On Saturday, June 25, 2016 2:37:24 PM CEST Deepa Dinamani wrote:
The series is aimed at getting rid of CURRENT_TIME, CURRENT_TIME_SEC macros and replacing current_fs_time() with current_time(). The macros are not y2038 safe. There is no plan to transition them into being y2038 safe. ktime_get_* api's can be used in their place. And, these are y2038 safe.
CURRENT_TIME will be deleted after 4.8 rc1 as there is a dependency function time64_to_tm() for one of the CURRENT_TIME occurance.
Thanks to Arnd Bergmann for all the guidance and discussions.
Patches 3-5 were mostly generated using coccinelle.

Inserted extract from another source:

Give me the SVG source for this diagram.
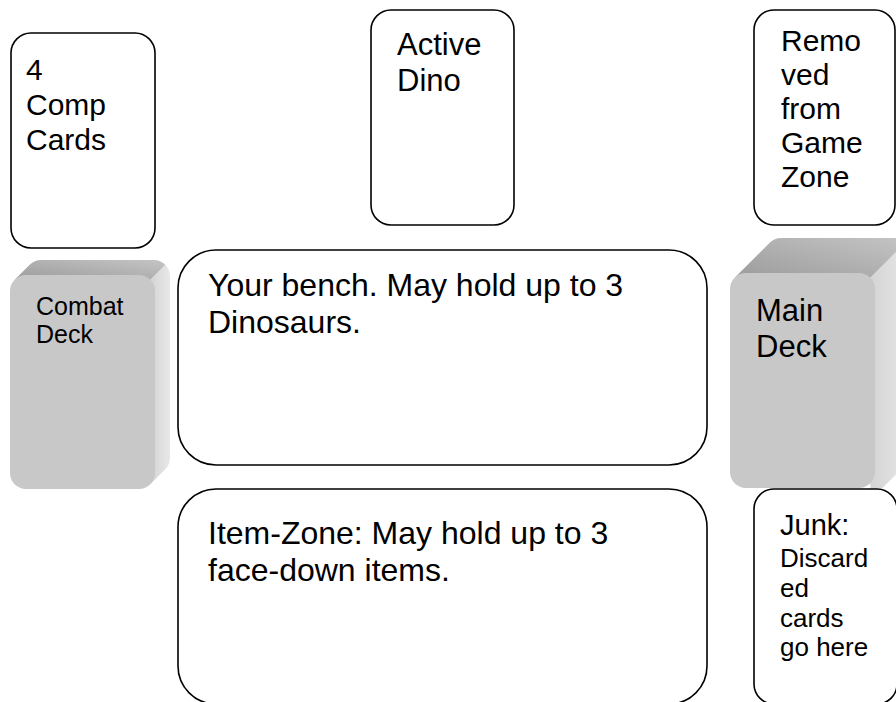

All filesystem timestamps use current_fs_time() for right granularity as mentioned in the respective commit texts of patches. This has a changed signature, renamed to current_time() and moved to the fs/inode.c.
This series also serves as a preparatory series to transition vfs to 64 bit timestamps as outlined here: https://lkml.org/lkml/2016/2/12/104 .
As per Linus's suggestion in https://lkml.org/lkml/2016/5/24/663 , all the inode timestamp changes have been squashed into a single patch. Also, current_time() now is used as a single generic vfs filesystem timestamp api. It also takes struct inode* as argument instead of struct super_block*. Posting all patches together in a bigger series so that the big picture is clear.
As per the suggestion in https://lwn.net/Articles/672598/, CURRENT_TIME macro bug fixes are being handled in a series separate from transitioning vfs to use.
Everything in this version looks good to me. Please add
Reviewed-by: Arnd Bergmann arnd@arndb.de
and send a pull request to Al Viro, based on the latest linux-4.7-rc release.